Them: “So we’re using polycarbonate?”
Me: (sigh)

It’s kinda funny and endearing in a way. I was joking about this with the teacher of the manufacturing class:

Me: “It’s kinda funny and endearing in a way, the process you see going through their minds trying to solve for all the variables. We just started work on this project! I want to be like ‘Guys, relax you get all the answers as soon as we get to em,’ you know?”
Him: “Haha. Yeah, and then you guys are all like ‘Dude it’s ok. Everything will happen on no particular timeline.’ It’s not like we have only 20 weeks or anything. Hahahaha. You design guys are funny.”
Me: “Haha………. Wait…What?”

Ouch. Yeah it’s true. Their over anxiety and our under anxiety actually meets in the middle to become…. regular anxiety?… I guess? Anyway, things actually get done and become a fully realized project when you work with engineers.

This couldn’t come at a better time for me, because quite frankly, I’m getting sick of working on the “fake projects” that are a part of an ID curriculum. I’m not saying the teachers suck or classes suck. They have both been great. It’s more of a “I am starting to hate school and if I don’t graduate soon, I am going to go insane.” I am itching to move on.

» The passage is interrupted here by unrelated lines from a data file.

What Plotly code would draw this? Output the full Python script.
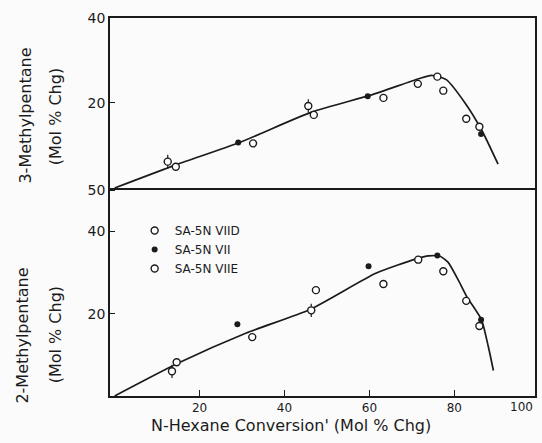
import plotly.graph_objects as go

# ---------------- data ----------------
# Top panel: 3-Methylpentane (Mol % Chg) vs N-Hexane conversion
mp3_viid_x = [14.4, 32.6, 46.9, 63.3, 71.4, 76.0, 77.4, 82.8, 85.9]
mp3_viid_y = [5.0, 10.5, 17.2, 21.2, 24.5, 26.2, 22.9, 16.3, 14.4]
mp3_vii_x = [29.1, 59.6, 86.3]
mp3_vii_y = [10.7, 21.6, 12.7]
mp3_viie_x = [12.5, 45.6]
mp3_viie_y = [6.2, 19.3]
mp3_fit_x = [0, 14.6, 29.4, 46.5, 60.5, 71.6, 74.6, 78.1, 82.6, 86.4, 90.3]
mp3_fit_y = [0, 5.5, 10.7, 17.9, 21.9, 25.7, 26.5, 25.5, 19.9, 13.7, 5.6]

# Bottom panel: 2-Methylpentane (Mol % Chg)
mp2_viid_x = [14.6, 32.4, 47.4, 63.3, 71.5, 77.4, 82.8, 85.9]
mp2_viid_y = [8.2, 14.3, 25.7, 27.2, 33.1, 30.3, 23.1, 17.0]
mp2_vii_x = [28.9, 59.8, 76.0, 86.3]
mp2_vii_y = [17.4, 31.5, 34.1, 18.5]
mp2_viie_x = [13.5, 46.3]
mp2_viie_y = [6.0, 20.8]
mp2_fit_x = [0, 15, 31, 46, 61.5, 71, 74, 76.5, 78.5, 81, 83, 86.4, 88, 89.2]
mp2_fit_y = [0, 8, 15.3, 21, 29.8, 33.3, 34, 34, 32.5, 28, 24, 18.5, 12, 6.2]

series_names = ["SA-5N VIID", "SA-5N VII", "SA-5N VIIE"]
x_tick_vals = [20, 40, 60, 80]
x_tick_text = ["20", "40", "60", "80"]
x_last_label = "100"
top_tick_vals = [20, 40]
bot_tick_vals = [20, 40, 50]

INK = "#1b1b1b"
FONT = "DejaVu Sans"

fig = go.Figure()

def add_panel(xa, ya, fit_x, fit_y, d_x, d_y, f_x, f_y, e_x, e_y, show):
    fig.add_trace(go.Scatter(x=fit_x, y=fit_y, mode="lines", xaxis=xa, yaxis=ya,
                             line=dict(color=INK, width=1.7, shape="spline", smoothing=0.6),
                             showlegend=False, hoverinfo="skip"))
    fig.add_trace(go.Scatter(x=d_x, y=d_y, mode="markers", xaxis=xa, yaxis=ya,
                             name=series_names[0], legendgroup="a", showlegend=show,
                             marker=dict(symbol="circle", size=7, color="white",
                                         line=dict(color=INK, width=1.4))))
    fig.add_trace(go.Scatter(x=f_x, y=f_y, mode="markers", xaxis=xa, yaxis=ya,
                             name=series_names[1], legendgroup="b", showlegend=show,
                             marker=dict(symbol="circle", size=6, color=INK,
                                         line=dict(color=INK, width=0))))
    fig.add_trace(go.Scatter(x=e_x, y=e_y, mode="markers", xaxis=xa, yaxis=ya,
                             name=series_names[2], legendgroup="c", showlegend=show,
                             error_y=dict(type="constant", value=1.6, width=0,
                                          color=INK, thickness=1.2),
                             marker=dict(symbol="circle", size=7, color="white",
                                         line=dict(color=INK, width=1.4))))

add_panel("x", "y", mp2_fit_x, mp2_fit_y, mp2_viid_x, mp2_viid_y,
          mp2_vii_x, mp2_vii_y, mp2_viie_x, mp2_viie_y, True)
add_panel("x2", "y2", mp3_fit_x, mp3_fit_y, mp3_viid_x, mp3_viid_y,
          mp3_vii_x, mp3_vii_y, mp3_viie_x, mp3_viie_y, False)

split = 0.5503
axis_common = dict(showline=True, linecolor=INK, linewidth=1.6,
                   showgrid=False, zeroline=False,
                   tickcolor=INK, tickwidth=1.4)

fig.update_layout(
    width=542, height=443,
    margin=dict(l=110, r=5, t=18, b=47),
    paper_bgcolor="#fcfbfb", plot_bgcolor="#fcfbfb",
    font=dict(family=FONT, color=INK),
    xaxis=dict(domain=[0, 1], range=[-1.1, 99], anchor="y", mirror=False,
               ticks="inside", tickvals=x_tick_vals, ticktext=x_tick_text, ticklen=6,
               tickfont=dict(size=12, family=FONT, color=INK), **axis_common),
    xaxis2=dict(domain=[0, 1], range=[-1.1, 99], anchor="y2", matches="x", mirror=True,
                showticklabels=False, ticks="", **axis_common),
    yaxis=dict(domain=[0, split], range=[0, 50.5], anchor="x", mirror=True,
               ticks="inside", tickvals=bot_tick_vals, ticklen=5,
               tickfont=dict(size=14, family=FONT, color=INK), **axis_common),
    yaxis2=dict(domain=[split, 1], range=[0, 40], anchor="x2", mirror=True,
                ticks="inside", tickvals=top_tick_vals, ticklen=5,
                tickfont=dict(size=14, family=FONT, color=INK), **axis_common),
    legend=dict(x=0.058, y=0.476, xanchor="left", yanchor="top",
                bgcolor="rgba(0,0,0,0)", font=dict(size=12, family=FONT, color=INK),
                itemsizing="trace", traceorder="normal"),
    showlegend=True,
)

ann_font = dict(family=FONT, color=INK)
fig.add_annotation(text=x_last_label, xref="paper", yref="paper", x=1.0, y=-0.029,
                   xanchor="right", yanchor="middle", showarrow=False,
                   font=dict(size=12, **ann_font))
fig.add_annotation(text="N-Hexane Conversion' (Mol % Chg)", xref="paper", yref="paper",
                   x=0.427, y=-0.079, xanchor="center", yanchor="middle", showarrow=False,
                   font=dict(size=16, **ann_font))
fig.add_annotation(text="3-Methylpentane", xref="paper", yref="paper",
                   x=-0.199, y=0.743, textangle=-90, xanchor="center", yanchor="middle",
                   showarrow=False, font=dict(size=16, **ann_font))
fig.add_annotation(text="(Mol % Chg)", xref="paper", yref="paper",
                   x=-0.129, y=0.738, textangle=-90, xanchor="center", yanchor="middle",
                   showarrow=False, font=dict(size=16, **ann_font))
fig.add_annotation(text="2-Methylpentane", xref="paper", yref="paper",
                   x=-0.206, y=0.161, textangle=-90, xanchor="center", yanchor="middle",
                   showarrow=False, font=dict(size=16, **ann_font))
fig.add_annotation(text="(Mol % Chg)", xref="paper", yref="paper",
                   x=-0.129, y=0.161, textangle=-90, xanchor="center", yanchor="middle",
                   showarrow=False, font=dict(size=16, **ann_font))

fig.write_html("out.html")
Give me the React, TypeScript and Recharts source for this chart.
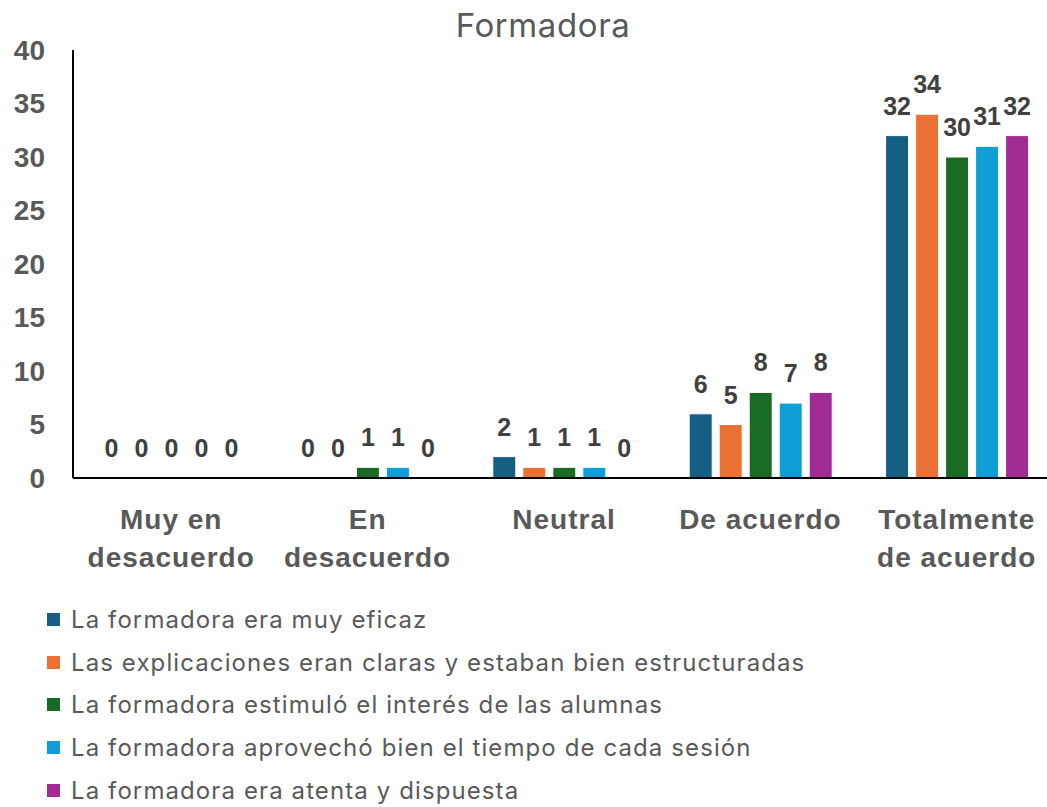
import { Bar, BarChart, LabelList, Rectangle, XAxis, YAxis } from "recharts";

const categories = [
  "Muy en\ndesacuerdo",
  "En\ndesacuerdo",
  "Neutral",
  "De acuerdo",
  "Totalmente\nde acuerdo",
];
const eficaz = [0, 0, 2, 6, 32];
const claras = [0, 0, 1, 5, 34];
const interes = [0, 1, 1, 8, 30];
const tiempo = [0, 1, 1, 7, 31];
const atenta = [0, 0, 0, 8, 32];
const yTicks = [0, 5, 10, 15, 20, 25, 30, 35, 40];

const seriesNames = [
  "La formadora era muy eficaz",
  "Las explicaciones eran claras y estaban bien estructuradas",
  "La formadora estimuló el interés de las alumnas",
  "La formadora aprovechó bien el tiempo de cada sesión",
  "La formadora era atenta y dispuesta",
];
const seriesColors = ["#156082", "#E97132", "#196B24", "#0F9ED5", "#A02B93"];
const seriesValues = [eficaz, claras, interes, tiempo, atenta];

const data = categories.map((c, i) => {
  const row: any = { cat: c };
  seriesValues.forEach((vals, s) => (row["s" + s] = vals[i]));
  return row;
});

const boldFont = "'Liberation Sans', Arial, sans-serif";
const lightFont = "Inter, 'Open Sans', sans-serif";

const CatTick = ({ x, y, payload }: any) => {
  const lines = String(payload.value).split("\n");
  return (
    <text
      x={x}
      y={y + 43}
      textAnchor="middle"
      fill="#595959"
      fontFamily={boldFont}
      fontWeight="bold"
      fontSize={28}
      letterSpacing={1}
    >
      {lines.map((l, i) => (
        <tspan key={i} x={x} dy={i === 0 ? 0 : 38}>
          {l}
        </tspan>
      ))}
    </text>
  );
};

// zero-valued bars get a tiny height so their labels still show; no stroke on them
const BarShape = (props: any) => (
  <Rectangle {...props} stroke={props.height < 1 ? "none" : "#fff"} />
);

export default function App() {
  return (
    <div
      style={{
        position: "absolute",
        left: 0,
        top: 0,
        width: 1047,
        height: 807,
        overflow: "hidden",
        background: "#fff",
      }}
    >
      <div
        style={{
          position: "absolute",
          left: 543,
          top: 5,
          transform: "translateX(-50%)",
          fontFamily: lightFont,
          fontSize: 33,
          letterSpacing: 0.6,
          color: "#595959",
          whiteSpace: "nowrap",
        }}
      >
        Formadora
      </div>
      <BarChart
        width={1056}
        height={600}
        data={data}
        margin={{ top: 50, right: 1, left: 0, bottom: 0 }}
        barCategoryGap={27}
        barGap={7}
      >
        <XAxis
          dataKey="cat"
          height={122}
          tickLine={false}
          axisLine={{ stroke: "#000", strokeWidth: 2 }}
          tick={<CatTick />}
          interval={0}
        />
        <YAxis
          width={73}
          domain={[0, 40]}
          ticks={yTicks}
          interval={0}
          tickLine={false}
          tickSize={0}
          tickMargin={28}
          axisLine={{ stroke: "#000", strokeWidth: 2 }}
          tick={{
            fill: "#595959",
            fontSize: 28,
            fontWeight: "bold",
            fontFamily: boldFont,
          }}
        />
        {seriesNames.map((name, s) => (
          <Bar
            key={name}
            dataKey={"s" + s}
            name={name}
            fill={seriesColors[s]}
            strokeWidth={1}
            minPointSize={0.01}
            shape={<BarShape />}
            isAnimationActive={false}
          >
            <LabelList
              dataKey={"s" + s}
              position="top"
              offset={21}
              fill="#404040"
              fontSize={25}
              fontWeight="bold"
              fontFamily={boldFont}
            />
          </Bar>
        ))}
      </BarChart>
      <div style={{ position: "absolute", left: 47, top: 598 }}>
        {seriesNames.map((name, s) => (
          <div
            key={name}
            style={{
              display: "flex",
              alignItems: "center",
              height: 42.75,
              fontFamily: lightFont,
              fontSize: 24,
              letterSpacing: 1.1,
              color: "#595959",
              whiteSpace: "nowrap",
            }}
          >
            <span
              style={{
                width: 13,
                height: 13,
                background: seriesColors[s],
                marginRight: 11,
                display: "inline-block",
              }}
            />
            {name}
          </div>
        ))}
      </div>
    </div>
  );
}
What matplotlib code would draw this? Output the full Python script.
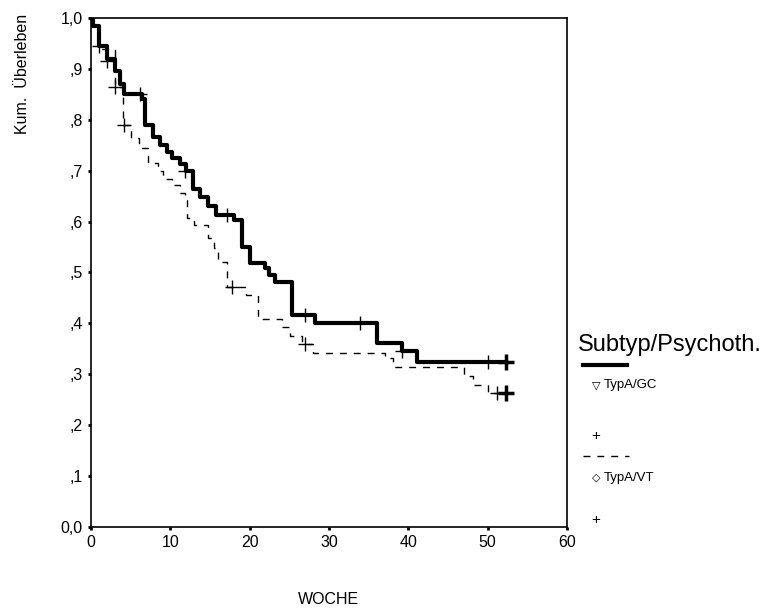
import matplotlib
matplotlib.use("Agg")
import matplotlib.pyplot as plt
from matplotlib.lines import Line2D

plt.rcParams['font.family'] = ['Liberation Sans', 'DejaVu Sans']

# Kaplan-Meier Schätzung, TypA/GC (durchgezogen)
gc_woche = [0, 0.3, 1.0, 2.0, 3.0, 3.6, 4.2, 6.4, 6.8, 7.8, 8.7, 9.6, 10.2, 11.2, 12.0,
            12.9, 13.8, 14.8, 15.7, 18.0, 19.0, 20.0, 21.9, 22.5, 23.2, 25.3, 28.2,
            36.0, 39.2, 41.1, 52.3]
gc_ueberleben = [1.0, 0.985, 0.945, 0.92, 0.895, 0.87, 0.85, 0.84, 0.79, 0.767, 0.75,
                 0.737, 0.725, 0.713, 0.70, 0.665, 0.648, 0.63, 0.613, 0.603, 0.55,
                 0.519, 0.509, 0.495, 0.481, 0.416, 0.40, 0.361, 0.346, 0.324, 0.324]
gc_zensiert_w = [1.0, 6.2, 11.9, 17.1, 27.0, 33.9, 39.2, 50.1, 52.3]
gc_zensiert_s = [0.945, 0.85, 0.70, 0.613, 0.416, 0.40, 0.346, 0.324, 0.324]

# TypA/VT (gestrichelt)
vt_woche = [0, 0.3, 1.0, 3.0, 4.0, 5.0, 6.0, 7.2, 8.5, 9.1, 10.2, 11.2, 11.8, 12.1, 13.0,
            14.8, 15.5, 16.0, 17.1, 19.5, 21.1, 24.1, 25.1, 26.6, 28.0, 37.1, 38.1,
            47.0, 48.2, 50.1, 52.3]
vt_ueberleben = [1.0, 0.985, 0.94, 0.865, 0.79, 0.765, 0.745, 0.715, 0.70, 0.684, 0.672,
                 0.656, 0.642, 0.607, 0.593, 0.568, 0.548, 0.52, 0.472, 0.456, 0.409,
                 0.393, 0.375, 0.36, 0.342, 0.332, 0.314, 0.297, 0.279, 0.263, 0.263]
vt_zensiert_w = [2.0, 3.0, 4.2, 17.8, 27.0, 51.2, 52.3]
vt_zensiert_s = [0.915, 0.865, 0.79, 0.472, 0.36, 0.263, 0.263]

x_ticks = [0, 10, 20, 30, 40, 50, 60]
y_ticks = [0.0, 0.1, 0.2, 0.3, 0.4, 0.5, 0.6, 0.7, 0.8, 0.9, 1.0]
y_labels = ['0,0', ',1', ',2', ',3', ',4', ',5', ',6', ',7', ',8', ',9', '1,0']

fig = plt.figure(figsize=(7.65, 6.14), dpi=100)
ax = fig.add_axes([0.119, 0.1417, 0.622, 0.829])

ax.step(gc_woche, gc_ueberleben, where='post', color='black', lw=3.0)
ax.plot(gc_zensiert_w, gc_zensiert_s, '+', color='black', ms=10, mew=1.0)
ax.step(vt_woche, vt_ueberleben, where='post', color='black', lw=1.0, linestyle=(0, (5, 5)))
ax.plot(vt_zensiert_w, vt_zensiert_s, '+', color='black', ms=10, mew=1.0)
# letzte zensierte Fälle fett
ax.plot([52.3], [0.324], '+', color='black', ms=11, mew=2.5)
ax.plot([52.3], [0.263], '+', color='black', ms=11, mew=2.5)

ax.set_xlim(0, 60)
ax.set_ylim(0, 1.0)
ax.set_xticks(x_ticks)
ax.set_yticks(y_ticks)
ax.set_yticklabels(y_labels)
ax.tick_params(direction='out', length=2, width=2, labelsize=11.5, pad=4)
for sp in ax.spines.values():
    sp.set_linewidth(1.2)

# Achsentitel
fig.text(0.430, 0.023, 'WOCHE', fontsize=11.5, ha='center', va='center')
fig.text(0.029, 0.977, 'Kum.  Überleben', fontsize=11.5, rotation=90,
         ha='center', va='top')

# Legende von Hand
fig.text(0.756, 0.438, 'Subtyp/Psychoth.', fontsize=17, ha='left', va='center')
fig.add_artist(Line2D([0.762, 0.820], [0.405, 0.405], color='black', lw=3.0,
                      transform=fig.transFigure))
fig.text(0.779, 0.373, '\u25bd', fontsize=8, ha='center', va='center',
         family=['DejaVu Sans'])
fig.text(0.789, 0.373, 'TypA/GC', fontsize=9.5, ha='left', va='center')
fig.text(0.779, 0.290, '+', fontsize=11, ha='center', va='center')
fig.add_artist(Line2D([0.762, 0.822], [0.258, 0.258], color='black', lw=1.0,
                      linestyle=(0, (5, 5)), transform=fig.transFigure))
fig.text(0.779, 0.222, '\u25c7', fontsize=8, ha='center', va='center',
         family=['DejaVu Sans'])
fig.text(0.789, 0.222, 'TypA/VT', fontsize=9.5, ha='left', va='center')
fig.text(0.779, 0.153, '+', fontsize=11, ha='center', va='center')

fig.savefig('out.png', dpi=100)
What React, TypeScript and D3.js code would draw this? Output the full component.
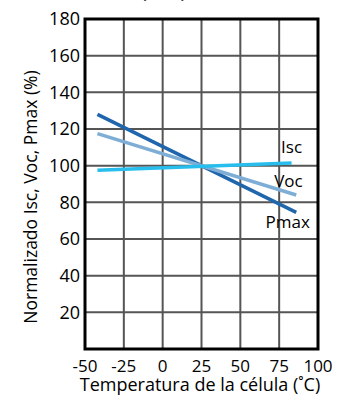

More importantly, I want to work on actual “real world” projects and the engineering department is all about actual real world projects. At the same time engineering is all like, “Yo, industrial design: make our real world stuff look sexy.”

Of course when we get to working with them they find out we do more than just make stuff look sexy. They started to see the reasons behind the design decisions we were making and a trust built to where we now work on a level playing field within the group. One of the groups I am working with is even looking to me to help troubleshoot ways to realign parts of the internal mechanism so my design decisions can workout.

Which of course I am happy to help with, just as long as they take care of the math part.